* [THE TASK]:
From the first line of the data down to and including the line with "5.0, 4.2, 3.5, 3.0, 2.6, 2.2, 1.9, 1.7, 1.6]", copy everything exactly, leaving out pictures.

....................

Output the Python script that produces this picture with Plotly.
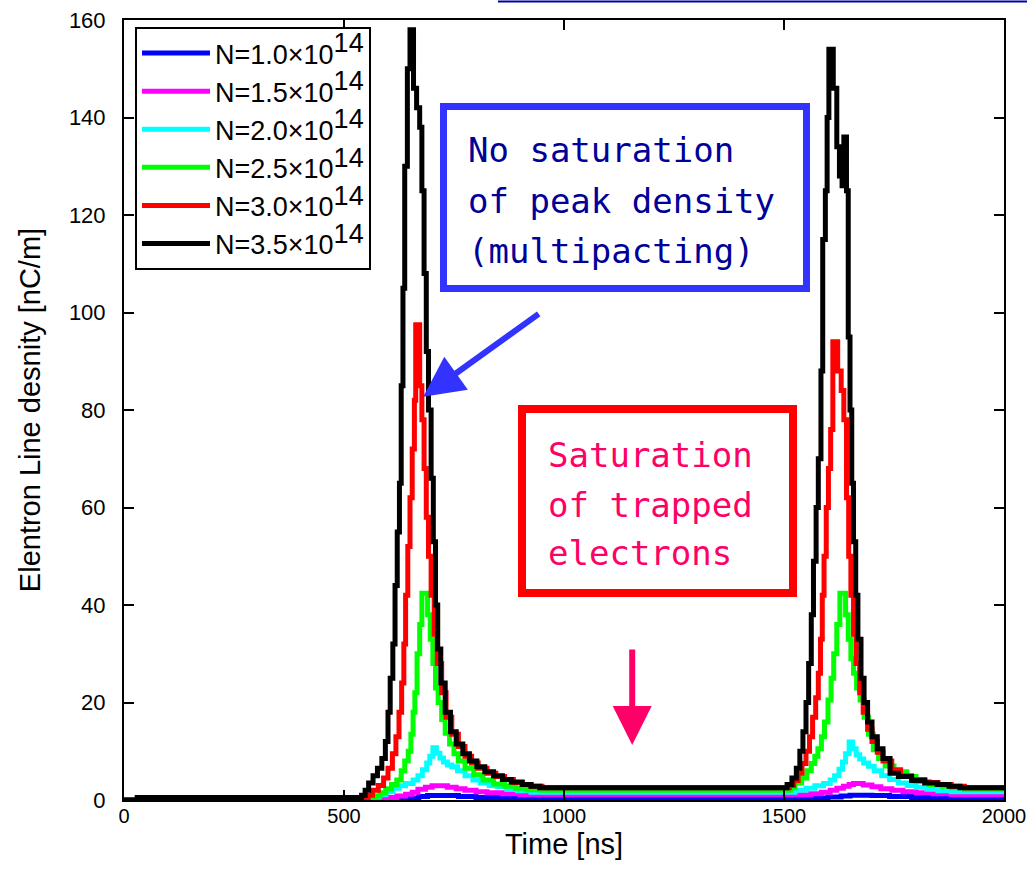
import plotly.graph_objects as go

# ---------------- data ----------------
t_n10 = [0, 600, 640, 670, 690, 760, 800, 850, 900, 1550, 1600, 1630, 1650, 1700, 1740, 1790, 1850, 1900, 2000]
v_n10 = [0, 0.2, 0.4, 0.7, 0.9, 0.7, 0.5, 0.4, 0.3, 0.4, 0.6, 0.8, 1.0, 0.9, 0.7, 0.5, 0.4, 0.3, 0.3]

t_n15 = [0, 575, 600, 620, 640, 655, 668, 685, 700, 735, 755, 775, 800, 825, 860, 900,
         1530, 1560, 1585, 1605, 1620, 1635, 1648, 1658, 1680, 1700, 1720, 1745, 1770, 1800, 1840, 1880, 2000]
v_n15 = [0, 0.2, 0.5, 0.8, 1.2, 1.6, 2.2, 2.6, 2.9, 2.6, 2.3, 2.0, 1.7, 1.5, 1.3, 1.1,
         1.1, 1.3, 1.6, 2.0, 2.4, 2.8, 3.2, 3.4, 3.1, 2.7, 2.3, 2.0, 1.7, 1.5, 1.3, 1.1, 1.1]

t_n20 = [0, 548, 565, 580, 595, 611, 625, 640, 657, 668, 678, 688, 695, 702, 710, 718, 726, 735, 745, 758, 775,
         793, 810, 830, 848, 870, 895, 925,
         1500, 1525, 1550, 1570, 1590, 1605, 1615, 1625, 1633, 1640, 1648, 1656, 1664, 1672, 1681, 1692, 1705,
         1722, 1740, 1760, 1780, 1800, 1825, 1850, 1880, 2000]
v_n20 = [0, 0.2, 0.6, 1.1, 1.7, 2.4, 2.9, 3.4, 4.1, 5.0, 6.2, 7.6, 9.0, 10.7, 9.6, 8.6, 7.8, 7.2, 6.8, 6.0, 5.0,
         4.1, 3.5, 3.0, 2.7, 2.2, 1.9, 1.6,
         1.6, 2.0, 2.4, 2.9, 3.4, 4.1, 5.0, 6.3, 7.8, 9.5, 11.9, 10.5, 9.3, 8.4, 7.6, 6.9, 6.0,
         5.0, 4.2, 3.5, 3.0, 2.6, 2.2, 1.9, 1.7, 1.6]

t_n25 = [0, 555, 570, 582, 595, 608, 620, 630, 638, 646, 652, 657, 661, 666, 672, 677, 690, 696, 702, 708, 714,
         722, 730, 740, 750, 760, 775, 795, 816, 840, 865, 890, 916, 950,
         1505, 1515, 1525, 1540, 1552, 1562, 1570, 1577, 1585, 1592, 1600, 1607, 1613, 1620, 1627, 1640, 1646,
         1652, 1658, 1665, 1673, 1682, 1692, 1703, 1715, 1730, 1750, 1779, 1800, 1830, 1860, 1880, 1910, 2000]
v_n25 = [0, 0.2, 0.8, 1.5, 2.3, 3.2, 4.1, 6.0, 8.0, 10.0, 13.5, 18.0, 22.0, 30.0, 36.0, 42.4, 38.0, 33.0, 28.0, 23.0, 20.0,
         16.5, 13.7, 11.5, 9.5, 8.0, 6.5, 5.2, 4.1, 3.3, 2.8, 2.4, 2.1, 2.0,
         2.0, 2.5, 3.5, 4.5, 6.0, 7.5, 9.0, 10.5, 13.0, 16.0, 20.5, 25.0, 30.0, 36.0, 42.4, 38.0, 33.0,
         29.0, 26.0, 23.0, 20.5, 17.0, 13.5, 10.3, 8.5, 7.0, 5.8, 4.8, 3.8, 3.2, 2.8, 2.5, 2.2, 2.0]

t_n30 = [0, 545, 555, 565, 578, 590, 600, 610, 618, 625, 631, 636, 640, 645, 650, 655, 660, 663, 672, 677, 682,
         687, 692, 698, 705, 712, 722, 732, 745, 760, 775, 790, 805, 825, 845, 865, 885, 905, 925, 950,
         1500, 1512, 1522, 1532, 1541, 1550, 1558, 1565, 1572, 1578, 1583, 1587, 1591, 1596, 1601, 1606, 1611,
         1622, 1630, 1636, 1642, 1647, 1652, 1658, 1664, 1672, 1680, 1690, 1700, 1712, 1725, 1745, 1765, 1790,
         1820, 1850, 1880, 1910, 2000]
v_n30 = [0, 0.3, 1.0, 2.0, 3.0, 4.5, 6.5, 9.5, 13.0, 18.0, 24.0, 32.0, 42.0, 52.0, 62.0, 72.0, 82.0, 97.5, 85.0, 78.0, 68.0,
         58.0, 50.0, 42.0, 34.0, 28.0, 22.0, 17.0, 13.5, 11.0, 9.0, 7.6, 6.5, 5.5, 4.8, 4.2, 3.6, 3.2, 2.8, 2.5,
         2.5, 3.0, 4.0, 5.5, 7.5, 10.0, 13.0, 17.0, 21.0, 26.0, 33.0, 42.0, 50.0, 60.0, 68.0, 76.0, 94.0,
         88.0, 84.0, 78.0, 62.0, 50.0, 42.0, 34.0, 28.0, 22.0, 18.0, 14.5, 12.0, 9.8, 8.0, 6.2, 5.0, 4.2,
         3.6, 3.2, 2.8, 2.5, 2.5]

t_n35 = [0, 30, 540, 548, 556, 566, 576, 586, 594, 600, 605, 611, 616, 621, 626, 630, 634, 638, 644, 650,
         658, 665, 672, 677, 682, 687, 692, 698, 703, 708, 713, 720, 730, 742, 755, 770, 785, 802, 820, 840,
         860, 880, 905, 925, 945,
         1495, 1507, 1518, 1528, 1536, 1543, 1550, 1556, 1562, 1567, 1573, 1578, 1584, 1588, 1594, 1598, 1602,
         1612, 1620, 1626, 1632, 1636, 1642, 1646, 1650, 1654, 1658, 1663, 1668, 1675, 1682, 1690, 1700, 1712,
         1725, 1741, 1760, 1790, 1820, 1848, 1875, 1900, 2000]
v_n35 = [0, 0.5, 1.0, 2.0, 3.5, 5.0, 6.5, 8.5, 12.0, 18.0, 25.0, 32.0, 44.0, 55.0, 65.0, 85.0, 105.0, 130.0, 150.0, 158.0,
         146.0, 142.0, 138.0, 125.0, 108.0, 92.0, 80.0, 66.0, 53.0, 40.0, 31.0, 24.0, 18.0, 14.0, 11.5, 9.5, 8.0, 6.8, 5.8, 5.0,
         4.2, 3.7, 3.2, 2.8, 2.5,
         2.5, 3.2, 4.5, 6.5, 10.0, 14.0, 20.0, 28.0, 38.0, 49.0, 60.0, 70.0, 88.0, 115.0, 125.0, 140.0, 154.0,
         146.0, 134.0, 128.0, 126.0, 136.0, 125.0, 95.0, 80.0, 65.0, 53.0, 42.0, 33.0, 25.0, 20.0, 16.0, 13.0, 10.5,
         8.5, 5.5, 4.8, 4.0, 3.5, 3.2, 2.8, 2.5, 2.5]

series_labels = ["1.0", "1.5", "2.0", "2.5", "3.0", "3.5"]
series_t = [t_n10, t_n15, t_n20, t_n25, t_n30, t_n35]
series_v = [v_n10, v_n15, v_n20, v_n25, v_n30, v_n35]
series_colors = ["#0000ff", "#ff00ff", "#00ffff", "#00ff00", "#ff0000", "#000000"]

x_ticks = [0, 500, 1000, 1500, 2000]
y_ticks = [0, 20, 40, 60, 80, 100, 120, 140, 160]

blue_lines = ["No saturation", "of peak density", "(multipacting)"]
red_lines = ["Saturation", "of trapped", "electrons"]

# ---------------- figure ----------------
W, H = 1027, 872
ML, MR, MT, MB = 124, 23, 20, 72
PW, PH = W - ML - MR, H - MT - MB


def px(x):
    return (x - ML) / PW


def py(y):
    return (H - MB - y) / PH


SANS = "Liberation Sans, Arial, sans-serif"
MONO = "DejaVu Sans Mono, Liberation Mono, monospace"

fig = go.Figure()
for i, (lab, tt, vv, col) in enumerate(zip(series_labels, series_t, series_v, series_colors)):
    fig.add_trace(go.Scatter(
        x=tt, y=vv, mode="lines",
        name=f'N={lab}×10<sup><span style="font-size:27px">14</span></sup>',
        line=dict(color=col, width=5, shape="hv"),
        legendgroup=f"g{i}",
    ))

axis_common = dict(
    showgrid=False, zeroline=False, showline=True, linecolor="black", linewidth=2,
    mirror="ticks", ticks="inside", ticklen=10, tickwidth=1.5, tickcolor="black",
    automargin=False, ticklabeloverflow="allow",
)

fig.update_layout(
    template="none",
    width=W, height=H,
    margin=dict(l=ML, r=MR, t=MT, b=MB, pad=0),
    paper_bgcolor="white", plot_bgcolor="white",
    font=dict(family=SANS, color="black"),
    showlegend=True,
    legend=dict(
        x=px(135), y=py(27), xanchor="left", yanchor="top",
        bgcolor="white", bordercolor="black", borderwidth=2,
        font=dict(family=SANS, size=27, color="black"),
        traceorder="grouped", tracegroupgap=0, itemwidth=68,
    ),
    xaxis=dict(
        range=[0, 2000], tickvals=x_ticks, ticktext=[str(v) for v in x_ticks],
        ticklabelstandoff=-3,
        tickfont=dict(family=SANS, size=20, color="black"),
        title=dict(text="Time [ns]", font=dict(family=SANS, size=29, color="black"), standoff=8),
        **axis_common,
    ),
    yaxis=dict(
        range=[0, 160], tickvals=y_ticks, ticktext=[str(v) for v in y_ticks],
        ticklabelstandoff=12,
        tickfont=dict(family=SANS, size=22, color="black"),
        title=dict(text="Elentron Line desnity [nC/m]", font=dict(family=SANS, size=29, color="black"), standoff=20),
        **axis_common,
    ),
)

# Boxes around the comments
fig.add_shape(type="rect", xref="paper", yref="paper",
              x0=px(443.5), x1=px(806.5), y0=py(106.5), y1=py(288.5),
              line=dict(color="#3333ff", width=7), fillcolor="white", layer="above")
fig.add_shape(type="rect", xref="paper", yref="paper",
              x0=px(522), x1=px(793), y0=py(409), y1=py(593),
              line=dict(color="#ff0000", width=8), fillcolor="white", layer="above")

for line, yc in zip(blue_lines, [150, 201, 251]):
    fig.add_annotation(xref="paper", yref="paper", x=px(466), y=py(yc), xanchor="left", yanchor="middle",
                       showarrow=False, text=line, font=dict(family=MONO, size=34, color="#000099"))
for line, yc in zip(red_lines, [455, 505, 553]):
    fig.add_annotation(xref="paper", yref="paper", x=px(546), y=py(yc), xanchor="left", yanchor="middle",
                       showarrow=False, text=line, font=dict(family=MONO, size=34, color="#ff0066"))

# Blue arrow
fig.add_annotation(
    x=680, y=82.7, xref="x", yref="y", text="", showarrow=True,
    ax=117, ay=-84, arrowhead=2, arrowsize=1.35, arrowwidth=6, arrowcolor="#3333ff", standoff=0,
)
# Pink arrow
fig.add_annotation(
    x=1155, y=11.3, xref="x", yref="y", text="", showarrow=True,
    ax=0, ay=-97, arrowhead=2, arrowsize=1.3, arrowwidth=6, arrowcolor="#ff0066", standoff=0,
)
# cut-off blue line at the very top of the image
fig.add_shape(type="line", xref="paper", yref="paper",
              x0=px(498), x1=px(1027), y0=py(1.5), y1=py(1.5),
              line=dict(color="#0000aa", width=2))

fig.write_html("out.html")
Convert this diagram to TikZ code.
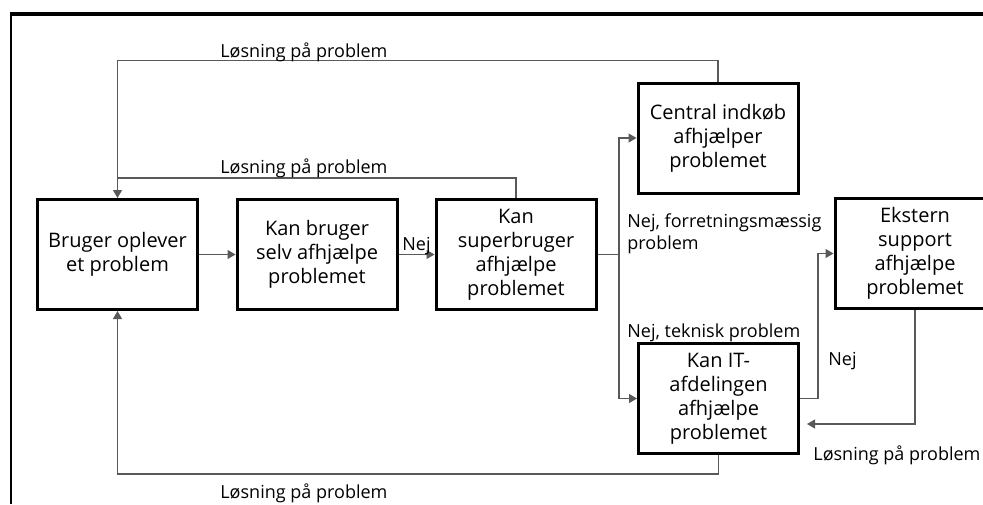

....................

* [EXERCISE OUTPUT]:
Output the Python script that produces this picture with Plotly.
import plotly.graph_objects as go

# ---------------- data ----------------
t_n10 = [0, 600, 640, 670, 690, 760, 800, 850, 900, 1550, 1600, 1630, 1650, 1700, 1740, 1790, 1850, 1900, 2000]
v_n10 = [0, 0.2, 0.4, 0.7, 0.9, 0.7, 0.5, 0.4, 0.3, 0.4, 0.6, 0.8, 1.0, 0.9, 0.7, 0.5, 0.4, 0.3, 0.3]

t_n15 = [0, 575, 600, 620, 640, 655, 668, 685, 700, 735, 755, 775, 800, 825, 860, 900,
         1530, 1560, 1585, 1605, 1620, 1635, 1648, 1658, 1680, 1700, 1720, 1745, 1770, 1800, 1840, 1880, 2000]
v_n15 = [0, 0.2, 0.5, 0.8, 1.2, 1.6, 2.2, 2.6, 2.9, 2.6, 2.3, 2.0, 1.7, 1.5, 1.3, 1.1,
         1.1, 1.3, 1.6, 2.0, 2.4, 2.8, 3.2, 3.4, 3.1, 2.7, 2.3, 2.0, 1.7, 1.5, 1.3, 1.1, 1.1]

t_n20 = [0, 548, 565, 580, 595, 611, 625, 640, 657, 668, 678, 688, 695, 702, 710, 718, 726, 735, 745, 758, 775,
         793, 810, 830, 848, 870, 895, 925,
         1500, 1525, 1550, 1570, 1590, 1605, 1615, 1625, 1633, 1640, 1648, 1656, 1664, 1672, 1681, 1692, 1705,
         1722, 1740, 1760, 1780, 1800, 1825, 1850, 1880, 2000]
v_n20 = [0, 0.2, 0.6, 1.1, 1.7, 2.4, 2.9, 3.4, 4.1, 5.0, 6.2, 7.6, 9.0, 10.7, 9.6, 8.6, 7.8, 7.2, 6.8, 6.0, 5.0,
         4.1, 3.5, 3.0, 2.7, 2.2, 1.9, 1.6,
         1.6, 2.0, 2.4, 2.9, 3.4, 4.1, 5.0, 6.3, 7.8, 9.5, 11.9, 10.5, 9.3, 8.4, 7.6, 6.9, 6.0,
         5.0, 4.2, 3.5, 3.0, 2.6, 2.2, 1.9, 1.7, 1.6]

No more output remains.